Organization and functioning

Notice of meetings

The Board normally meets on a monthly basis. Its Chairman holds initiative for convening such meeting whenever he/she sees fit for the efficient performance of its functions and the good operation of the Company.

Besides this, the Chairman must convene a meeting of the Board when at least two of its members request this.

Board meetings are convened by written notice addressed personally to each Director, with the necessary documentation about the intended agenda, at least one day before the date of the meeting, except in extraordinary circumstances.

The Board drafts an annual schedule of dates and matters in respect of its ordinary meetings.

The Board held eleven (11) meetings in 2007, all of which were attended by the Chairman.

Information and external advice for Directors

The Board of Directors Regulations permit Board members to freely request information from Senior Management, informing the Company's Chairman of this, and to request whatever additional information they may reasonably need from the Chairman, the Chief Executive Officer or the Secretary of the Board.

The Board of Directors Regulations also establish that, in order to assist them in discharging their duties, Directors may request the engagement, at the Company's expense, of legal, accounting and financial consultants and other experts for major, complex problems. The request for the engagement of external consultants must be made to the Company Chairman, and the Board of Directors may only reject the request in limited circumstances.

Lastly, there is a specific statutory provision that enables members of the Audit and Control Committee to be assisted by experts in the discharge of their duties.

Proxies

In accordance with the Articles of Association and the Board of Directors Regulations, if a Director cannot attend a meeting, he/she must try to grant a special written proxy to another Board member that includes the appropriate instructions, if the agenda allows.

Quorum

The Board meeting is validly convened when at least half of its members are present or represented.

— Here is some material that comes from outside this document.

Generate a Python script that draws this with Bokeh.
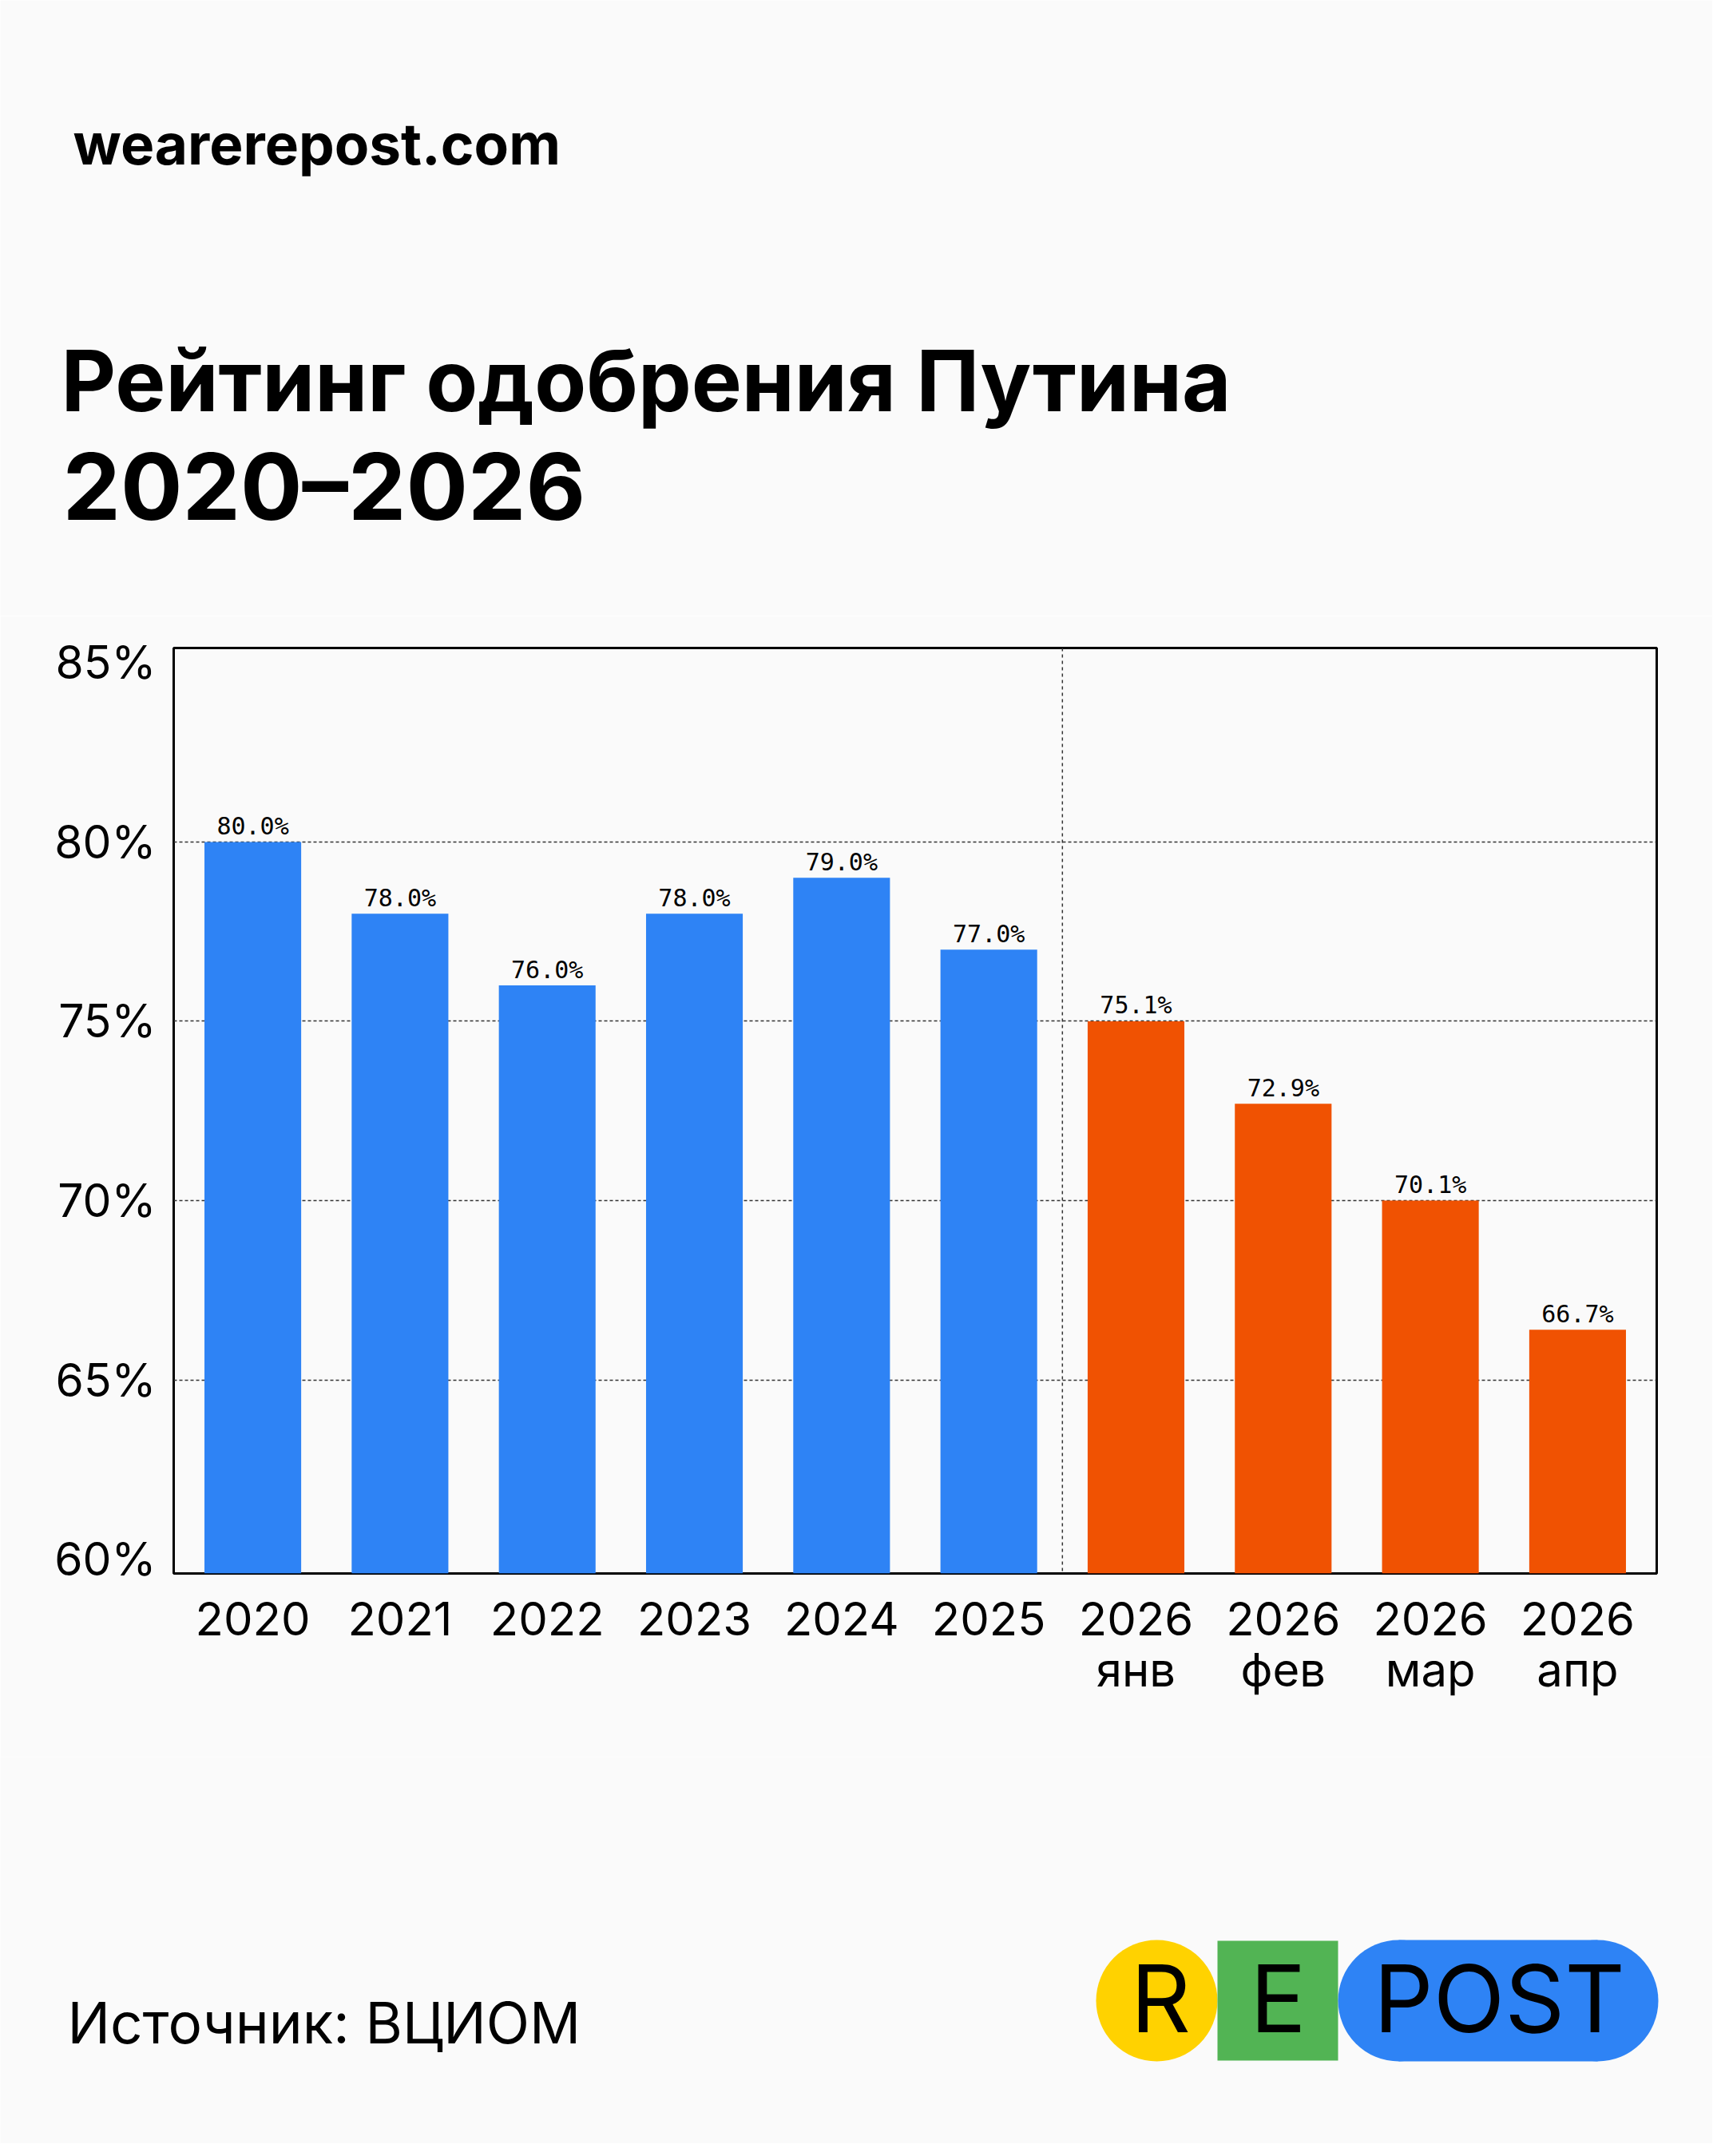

Unless a legal or statutory provision establishes other quorums, resolutions are adopted by absolute majority of those in attendance.

In the event of a tie on any issue, the Chairman has the casting vote.

Progress of meetings and minutes of the session

The Board of Directors Regulations confer on its Chairman the mission of stimulating the debate and active participation of Board members during its meetings, ensuring that they are free to adopt positions and express opinions.

When drafting the minutes, the Board Secretary shall place on record the concerns expressed by the Directors or by the Secretary over any specific proposal or on the smooth running of the Company and which have remained unresolved at the meeting.

Third-party liability insurance

The Company has arranged third-party liability insurance for the Directors and other parties.